With air travel down over 90% since the start of the pandemic you might expect that flying is a primary mechanism for transmitting the SARS-CoV-2 virus. It’s not. Despite passengers bringing the virus into the country on planes, and spreading it from one region to another via plane, that’s how people with the virus got around – not where infection clusters are known to have developed.
Professor Joseph Allen of Harvard studies exposure assessment science in the School of Public Health and has written on infectious disease mitigation on planes. He writes in the Washington Post “Airplanes don’t make you sick.”
On most planes everyone is facing the same direction. There’s a seat back between them. People are wearing masks which is imperfect but does help to limit spread.
Most planes have HEPA filters that match what’s recommended in hospitals where COVID-19 patients are being treated. Most virus particles are going to be filtered out. And air flow on board doesn’t travel throughout the entire passenger cabin. (One study contradicts this, suggesting that in 2003 22 SARS cases are thought to have come from a Boeing 737 flight from Hong Kong to Beijing..)
Well, the Washington Post's story about how droplets spread on airplanes wins the award for "gif most likely to give me nightmares FOREVER" https://t.co/vwW3w1Ti3v pic.twitter.com/tQSLMRufN1
— 💀 damned sinker 💀 (@dansinker) April 28, 2020
This doesn’t mean you will not catch COVID-19 on a plane. But it does make your chances much lower. I’d offer several caveats, however:
- Air filtration doesn’t help if the person beside you is shedding the virus, you’ll be exposed before the virus hits the filters.
- These filters haven’t been enough to protect many hospital workers from contracting the virus.
- You’re unlikely wearing as much personal protective equipment as doctors in hospitals should be. On the one hand there’s much greater risk intubating a sick patient than sitting near them, on the other hand your PPE probably isn’t as good. (I do have Chinese KN95 masks and South Korean KF94 masks, these respirator masks aren’t taking supplies away from medical professionals, however there are reports of poor quality counterfeits as well.)
- Not all planes have HEPA filtration, 50 seat regional jets and turboprops often will not.
Finally if you’re flying out of a coronavirus hot spot like New York (still) or even perhaps Chicago your chances of sitting near someone with an asymptomatic or pre-symptomatic case of the virus is heightened.
Nonetheless the point is well taken that actually flying on a plane isn’t riskless, but is probably much lower risk than you think – you probably need to actually get unlucky and sit right near someone, not just be on the plane with them. However being on a plane is likely less of a risk than many other indoor activities.
Flight attendants have contracted the virus, but it’s also not clear that the transmission is usually passenger-to-flight attendant. They may pick up COVID-19 from each other (it’s often harder to social distance from colleagues than passengers in this reduced-service environment) or during layovers.

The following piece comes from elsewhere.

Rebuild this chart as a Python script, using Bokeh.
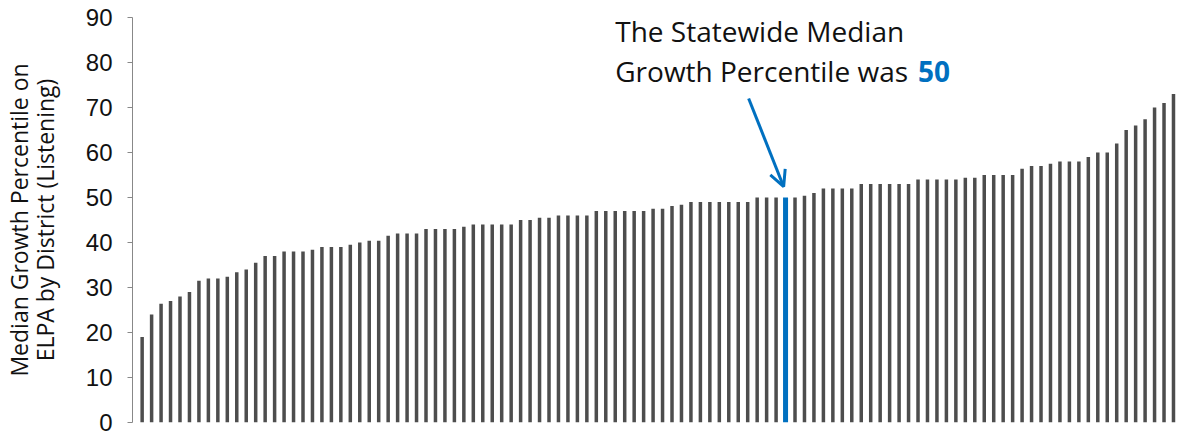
from bokeh.plotting import figure
from bokeh.models import Range1d, Label, Arrow, OpenHead, FixedTicker, ColumnDataSource
from bokeh.embed import file_html
from bokeh.resources import INLINE

# Median growth percentile per district (sorted ascending)
district_mgp = [
    19.0, 24.0, 26.4, 27.0, 28.0, 29.0, 31.5, 32.0, 32.0, 32.4,
    33.4, 34.0, 35.5, 37.0, 37.0, 38.0, 38.0, 38.0, 38.4, 39.0,
    39.0, 39.0, 39.5, 40.0, 40.4, 40.4, 41.5, 42.0, 42.0, 42.0,
    43.0, 43.0, 43.0, 43.0, 43.5, 44.0, 44.0, 44.0, 44.0, 44.0,
    45.0, 45.0, 45.5, 45.5, 46.0, 46.0, 46.0, 46.0, 47.0, 47.0,
    47.0, 47.0, 47.0, 47.0, 47.5, 47.5, 48.1, 48.4, 49.0, 49.0,
    49.0, 49.0, 49.0, 49.0, 49.0, 50.0, 50.0, 50.0, 50.0, 50.0,
    50.4, 51.0, 52.0, 52.0, 52.0, 52.0, 53.0, 53.0, 53.0, 53.0,
    53.0, 53.0, 54.0, 54.0, 54.0, 54.0, 54.0, 54.4, 54.4, 55.0,
    55.0, 55.0, 55.0, 56.4, 57.0, 57.0, 57.5, 58.0, 58.0, 58.0,
    59.0, 60.0, 60.0, 62.0, 65.0, 66.0, 67.4, 70.0, 71.0, 73.0,
]
district_pos = list(range(1, len(district_mgp) + 1))
median_pos = 69          # position of the statewide median bar
statewide_median = 50
y_ticks = [0, 10, 20, 30, 40, 50, 60, 70, 80, 90]

GRAY = "#4d4d4d"
BLUE = "#0070c0"

p = figure(width=1180, height=437, output_backend="svg", toolbar_location=None,
           x_range=Range1d(-0.02, 110.53), y_range=Range1d(0, 90),
           min_border_left=128, min_border_right=2, min_border_top=17, min_border_bottom=15)
p.outline_line_color = None
p.grid.visible = False
p.xaxis.visible = False
p.background_fill_color = "white"
p.border_fill_color = "white"

src = ColumnDataSource(dict(x=[x for x in district_pos if x != median_pos],
                            top=[v for x, v in zip(district_pos, district_mgp) if x != median_pos]))
p.vbar(x="x", top="top", width=0.37, bottom=0, source=src, fill_color=GRAY, line_color=None)
p.vbar(x=[median_pos], top=[statewide_median], width=0.53, bottom=0,
       fill_color=BLUE, line_color=None)

ax = p.yaxis[0]
ax.ticker = FixedTicker(ticks=y_ticks)
ax.axis_line_color = "#888888"
ax.major_tick_line_color = "#888888"
ax.major_tick_out = 5
ax.major_tick_in = 0
ax.minor_tick_out = 0
ax.minor_tick_in = 0
ax.major_label_text_font = "Liberation Sans"
ax.major_label_text_font_size = "24px"
ax.major_label_text_color = "#111111"
ax.major_label_standoff = 15
ax.axis_label = "Median Growth Percentile on\nELPA by District (Listening)"
ax.axis_label_text_font = "Open Sans"
ax.axis_label_text_font_style = "normal"
ax.axis_label_text_font_size = "23px"
ax.axis_label_text_line_height = 0.8
ax.axis_label_text_color = "#111111"
ax.axis_label_standoff = 22

p.add_layout(Label(x=51.0, y=86.9, text="The Statewide Median", text_font="Open Sans",
                   text_font_size="28px", text_color="#111111", text_baseline="alphabetic"))
p.add_layout(Label(x=51.0, y=78.1, text="Growth Percentile was", text_font="Open Sans",
                   text_font_size="28px", text_color="#111111", text_baseline="alphabetic"))
p.add_layout(Label(x=83.0, y=78.1, text=str(statewide_median), text_font="Open Sans",
                   text_font_size="28px", text_font_style="bold", text_color=BLUE,
                   text_baseline="alphabetic"))

p.add_layout(Arrow(end=OpenHead(size=16, line_color=BLUE, line_width=3),
                   x_start=median_pos - 3.9, y_start=72.0,
                   x_end=median_pos - 0.2, y_end=statewide_median + 2.4,
                   line_color=BLUE, line_width=3))

open("out.html", "w").write(file_html(p, INLINE))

Of course you’re not just dealing with the plane itself. You have to go to the airport. If you’re taking public transport or Uber, there’s exposure risk. You’re transiting through the airport as well. You’re going through the TSA checkpoint, which many times prior to the pandemic I’ve described as like coming face-to-face with the monkey from Outbreak.
Most of the changes Professor Allen recommends, unsurprisingly, deal with airports.
For starters, airports should mandate mask wearing; increase ventilation rates; make bathrooms touchless; consider deploying upper-room germicidal UV fixtures in areas with high-occupant density; institute temperature screening; deploy hand-sanitizer stations; and, once passengers arrive at their gates, require that they stay in their designated area except for bathroom usage.
Airlines should ensure gate-based ventilation is operating during boarding and disembarkation; carefully choreograph the loading of airplanes; mandate mask use; and provide meals and bottled water during boarding and discontinue in-flight meal and drink service.
Two months ago I wrote that it’s safer to travel than you think. I wasn’t telling you to travel, and older people with pre-existing conditions I think probably shouldn’t. However actual risk of travel differs greatly from the perceived risk.
Wash your hands. Don’t use public restrooms where you can avoid it (including the lavatory on board). And bring plenty of hand sanitizer, which TSA is permitting you to bring in larger than 3 ounce quantities. Wipe down your personal spaces, even knowing that airlines are doing this more than ever before. And wipe down your bags as well, and.. keep washing those hands.